** Start **
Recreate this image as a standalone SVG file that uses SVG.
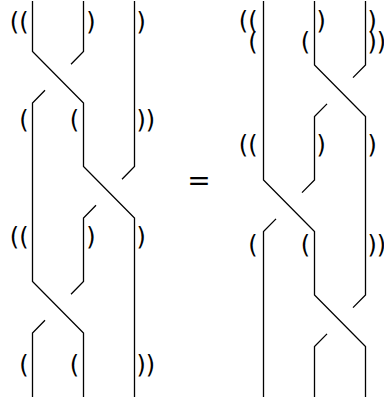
<svg xmlns="http://www.w3.org/2000/svg" width="384" height="402" viewBox="0 0 384 402">
<style>
.s{fill:none;stroke:#000;stroke-width:1.3}
text{font-family:"DejaVu Sans",sans-serif;font-size:24px;fill:#000}
.e{text-anchor:end}
.eq{font-size:28px;text-anchor:middle}
</style>
<rect width="384" height="402" fill="#fff"/>
<g id="connectors">
<g id="left-braid">
<path class="s" d="M32.5 1V51.5L83.5 103V166.5L134.5 218V397"/>
<path class="s" d="M83.5 1V51.5L71 64.3M45 90.2L32.5 103V281.5L83.5 333V397"/>
<path class="s" d="M134.5 1V166.5L122 179.3M96 205.2L83.5 218V281.5L71 294.3M45 320.2L32.5 333V397"/>
</g>
<g id="right-braid">
<path class="s" d="M263.5 1V180L314.5 231.5V295L365.5 346.5V397"/>
<path class="s" d="M314.5 1V65L365.5 116.5V295L353 307.6M327 333.9L314.5 346.5V397"/>
<path class="s" d="M365.5 1V65L353 77.6M327 103.9L314.5 116.5V180L302 192.6M276 218.9L263.5 231.5V397"/>
</g>
</g>
<g id="left-labels">
<text class="e" x="28.6" y="29.5">((</text>
<text x="86.2" y="29.5">)</text>
<text x="136.5" y="29.5">)</text>
<text class="e" x="28.6" y="128">(</text>
<text class="e" x="79.2" y="128">(</text>
<text x="136.5" y="128">))</text>
<text class="e" x="28.6" y="245">((</text>
<text x="86.2" y="245">)</text>
<text x="136.5" y="245">)</text>
<text class="e" x="28.6" y="373">(</text>
<text class="e" x="79.2" y="373">(</text>
<text x="136.5" y="373">))</text>
</g>
<g id="equals">
<text class="eq" x="199" y="190">=</text>
</g>
<g id="right-labels">
<text class="e" x="257.5" y="29">((</text>
<text x="316.5" y="29">)</text>
<text x="367.5" y="29">)</text>
<text class="e" x="257.5" y="50">(</text>
<text class="e" x="310" y="50">(</text>
<text x="367.5" y="50">))</text>
<text class="e" x="257.5" y="153">((</text>
<text x="316.5" y="153">)</text>
<text x="367.5" y="153">)</text>
<text class="e" x="257.5" y="253">(</text>
<text class="e" x="310" y="253">(</text>
<text x="367.5" y="253">))</text>
</g>
</svg>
** End **
## Aim
Return each line of the data, keeping its wording exact and omitting pictures.

## Reply
Recreate this image as a standalone SVG file that uses SVG.
<svg xmlns="http://www.w3.org/2000/svg" width="384" height="402" viewBox="0 0 384 402">
<style>
.s{fill:none;stroke:#000;stroke-width:1.3}
text{font-family:"DejaVu Sans",sans-serif;font-size:24px;fill:#000}
.e{text-anchor:end}
.eq{font-size:28px;text-anchor:middle}
</style>
<rect width="384" height="402" fill="#fff"/>
<g id="connectors">
<g id="left-braid">
<path class="s" d="M32.5 1V51.5L83.5 103V166.5L134.5 218V397"/>
<path class="s" d="M83.5 1V51.5L71 64.3M45 90.2L32.5 103V281.5L83.5 333V397"/>
<path class="s" d="M134.5 1V166.5L122 179.3M96 205.2L83.5 218V281.5L71 294.3M45 320.2L32.5 333V397"/>
</g>
<g id="right-braid">
<path class="s" d="M263.5 1V180L314.5 231.5V295L365.5 346.5V397"/>
<path class="s" d="M314.5 1V65L365.5 116.5V295L353 307.6M327 333.9L314.5 346.5V397"/>
<path class="s" d="M365.5 1V65L353 77.6M327 103.9L314.5 116.5V180L302 192.6M276 218.9L263.5 231.5V397"/>
</g>
</g>
<g id="left-labels">
<text class="e" x="28.6" y="29.5">((</text>
<text x="86.2" y="29.5">)</text>
<text x="136.5" y="29.5">)</text>
<text class="e" x="28.6" y="128">(</text>
<text class="e" x="79.2" y="128">(</text>
<text x="136.5" y="128">))</text>
<text class="e" x="28.6" y="245">((</text>
<text x="86.2" y="245">)</text>
<text x="136.5" y="245">)</text>
<text class="e" x="28.6" y="373">(</text>
<text class="e" x="79.2" y="373">(</text>
<text x="136.5" y="373">))</text>
</g>
<g id="equals">
<text class="eq" x="199" y="190">=</text>
</g>
<g id="right-labels">
<text class="e" x="257.5" y="29">((</text>
<text x="316.5" y="29">)</text>
<text x="367.5" y="29">)</text>
<text class="e" x="257.5" y="50">(</text>
<text class="e" x="310" y="50">(</text>
<text x="367.5" y="50">))</text>
<text class="e" x="257.5" y="153">((</text>
<text x="316.5" y="153">)</text>
<text x="367.5" y="153">)</text>
<text class="e" x="257.5" y="253">(</text>
<text class="e" x="310" y="253">(</text>
<text x="367.5" y="253">))</text>
</g>
</svg>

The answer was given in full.